WHAT THE TASK REQUIRES.
Pictures stay out of this copy, which runs from the first line of the material through the line containing "import matplotlib.pyplot as plt".

RECORDED INFORMATION.
* begin *

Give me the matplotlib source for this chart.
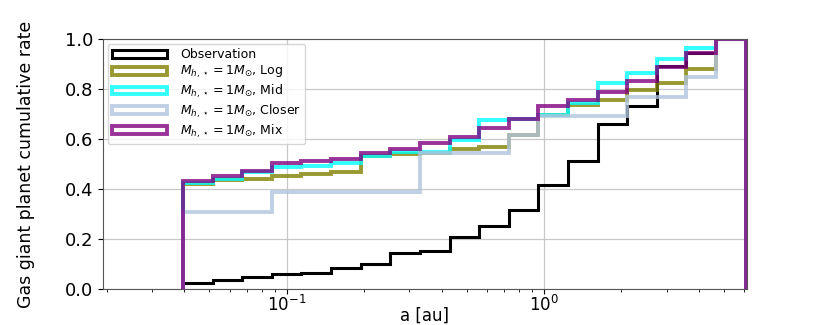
import matplotlib
matplotlib.use("Agg")
import matplotlib.pyplot as plt

# bin edges in au (log-spaced)
bin_edges = [0.0395, 0.05148, 0.06709, 0.0875, 0.11403, 0.14869, 0.1938, 0.25259,
             0.32943, 0.42915, 0.55952, 0.72938, 0.95083, 1.2394, 1.6153, 2.1057,
             2.7447, 3.5785, 4.6645, 6.08]

# cumulative rates per bin
observation = [0.025, 0.036, 0.047, 0.061, 0.062, 0.083, 0.100, 0.145, 0.153, 0.207,
               0.253, 0.316, 0.415, 0.513, 0.660, 0.732, 0.890, 0.943, 1.0]
log_model = [0.420, 0.436, 0.440, 0.452, 0.461, 0.469, 0.533, 0.540, 0.545, 0.560,
             0.569, 0.615, 0.695, 0.736, 0.757, 0.795, 0.825, 0.880, 1.0]
mid_model = [0.422, 0.440, 0.469, 0.487, 0.491, 0.502, 0.530, 0.546, 0.549, 0.597,
             0.677, 0.680, 0.694, 0.745, 0.823, 0.865, 0.918, 0.965, 1.0]
closer_model = [0.309, 0.309, 0.309, 0.388, 0.388, 0.388, 0.388, 0.388, 0.543, 0.543,
                0.543, 0.615, 0.693, 0.693, 0.693, 0.769, 0.769, 0.849, 1.0]
mix_model = [0.432, 0.453, 0.473, 0.504, 0.511, 0.518, 0.545, 0.559, 0.583, 0.608,
             0.642, 0.679, 0.731, 0.756, 0.789, 0.833, 0.887, 0.943, 1.0]

labels = ["Observation",
          r"$M_{h,\star}=1M_{\odot}$, Log",
          r"$M_{h,\star}=1M_{\odot}$, Mid",
          r"$M_{h,\star}=1M_{\odot}$, Closer",
          r"$M_{h,\star}=1M_{\odot}$, Mix"]

series = [observation, log_model, mid_model, closer_model, mix_model]
colors = ["black", "olive", "cyan", "lightsteelblue", "purple"]
alphas = [1.0, 0.8, 0.8, 0.8, 0.8]
widths = [2.2, 2.8, 2.8, 2.8, 2.8]

fig = plt.figure(figsize=(8.3, 3.25), dpi=100)
ax = fig.add_axes([0.124, 0.111, 0.776, 0.769])

ax.grid(True, which="major", color="#c8c8c8", lw=0.9, zorder=0)
ax.set_axisbelow(True)

left_edges = bin_edges[:-1]
for vals, col, a, w, lab in zip(series, colors, alphas, widths, labels):
    ax.hist(left_edges, bins=bin_edges, weights=vals, histtype="step",
            color=col, alpha=a, lw=w, label=lab)

ax.set_xscale("log")
ax.set_xlim(0.0193, 6.15)
ax.set_ylim(0, 1.0)
ax.set_yticks([0.0, 0.2, 0.4, 0.6, 0.8, 1.0])
ax.tick_params(axis="y", labelsize=13)
ax.tick_params(axis="x", labelsize=12, pad=1)
for s in ax.spines.values():
    s.set_color("#555555")

ax.set_xlabel("a [au]", fontsize=12)
ax.xaxis.set_label_coords(0.5, -0.072, transform=ax.transAxes)
ax.xaxis.label.set_va("top")
ax.set_ylabel("Gas giant planet cumulative rate", fontsize=12.5)
ax.yaxis.set_label_coords(-0.105, 0.5)

ax.legend(loc="upper left", fontsize=9, handlelength=4.4, handleheight=0.6,
          labelspacing=0.2, borderpad=0.35, handletextpad=1.0, framealpha=0.8,
          borderaxespad=0.4)

fig.savefig("out.png", dpi=100)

* end *

ANSWER FOR THIS EXERCISE.
Give me the matplotlib source for this chart.
import matplotlib
matplotlib.use("Agg")
import matplotlib.pyplot as plt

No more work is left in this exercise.